Taking into account the looming fiscal cliff, tanking EU, China’s slowdown and the end of the world per popular historical sources and famous prognosticators of the past, there is a good chance the automotive world is underestimating how fast the U.S. market will return to the days when 16 million-plus in annual light-vehicle sales was the norm.
After averaging between 16- and 17-million annually in the decade leading up to the start of one of the worst recessions ever in 2008, sales nosedived to 10.4 million in 2009. Demand has been coming back but is still far from the 16 million bar. They should end this year at 14.4 million, possibly higher depending on what kind of retail enticements pop up in December.
But, aforementioned catastrophes aside, there are reasons to think the market can rebound faster.

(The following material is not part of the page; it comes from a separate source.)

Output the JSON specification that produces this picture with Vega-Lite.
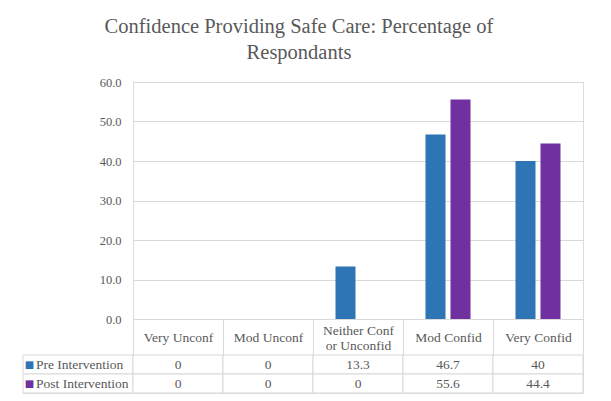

A simple trend analysis for one says so.
Presuming continued economic growth, first-quarter 2013 should improve on the near 15 million annual rate we expect for the final three months of this year. The annual rate should continue trending up throughout the rest of 2013 suggesting a final total well north of 15.0 million.
If sales push to even 15.3 or 15.4 million next year, and GDP growth improves, a case for 16 million in 2014 can be made.
However, and in some people’s view maybe a little closer to earth, there are other reasons besides a sky-high view to believe we are shortchanging the next two years.
Affordable money is one.
As cited in a recent WardsAuto article, “’Capacity’ North American Auto Industry’s Latest Battle Cry”, part of our 2013 Automotive Outlook series, most forecasters underestimated 2012 at the start of the year by up to one million units in part by not putting enough weight on the ability of low interest rates to bring more buyers (and leasers) to market. Interest rates are still at long-time lows.
Another is improving economic indicators, such as home sales and construction, that have a strong correlation to auto sales, and fuel prices appear to have stabilized.
Third, we attribute some of the stronger sales this year to enthusiasm created by the load of new products that hit market in the last 12 months. There is still a rash of new products coming between now and the end of next year
Another is Hurricane Sandy, itself. There will be incremental sales created due to damaged vehicles having to be replaced, and there is speculation that fallout from the storm could cause trade-in values on used vehicles to rise in the eastern U.S. luring more people into the new-vehicle market.
Also, auto makers are on the back end of the curve in ramping up production capacity, and worries that suppliers can’t keep pace are starting to ease.
Additionally, the temptation to “force” volume through the pipeline from factory to consumer will be stronger - a key subject worth its own story.
One reason the temptation is strengthening is pressure to get, or at least maintain, market share, which largely speaks for itself.
Another is related to manufacturing.
After production plummeted to its lowest level in decades in 2009, manufacturers are reveling in stronger output. Although mostly warranted, there have been a lot of commitments to increasing capacity through hiring, the addition of assembly shifts and the cajoling of suppliers to go along with investing in expanding their own production capabilities. Faced with a decision to cancel a much-ballyhooed third shift because sales of a car or truck fell short of expectations, an OEM might choose to keep the metal moving with a retail solution.
So, perhaps the positives will outweigh the negatives.
Of course, all that said, a future blog will explain why once we get there 16 million might be the best we’ll ever see.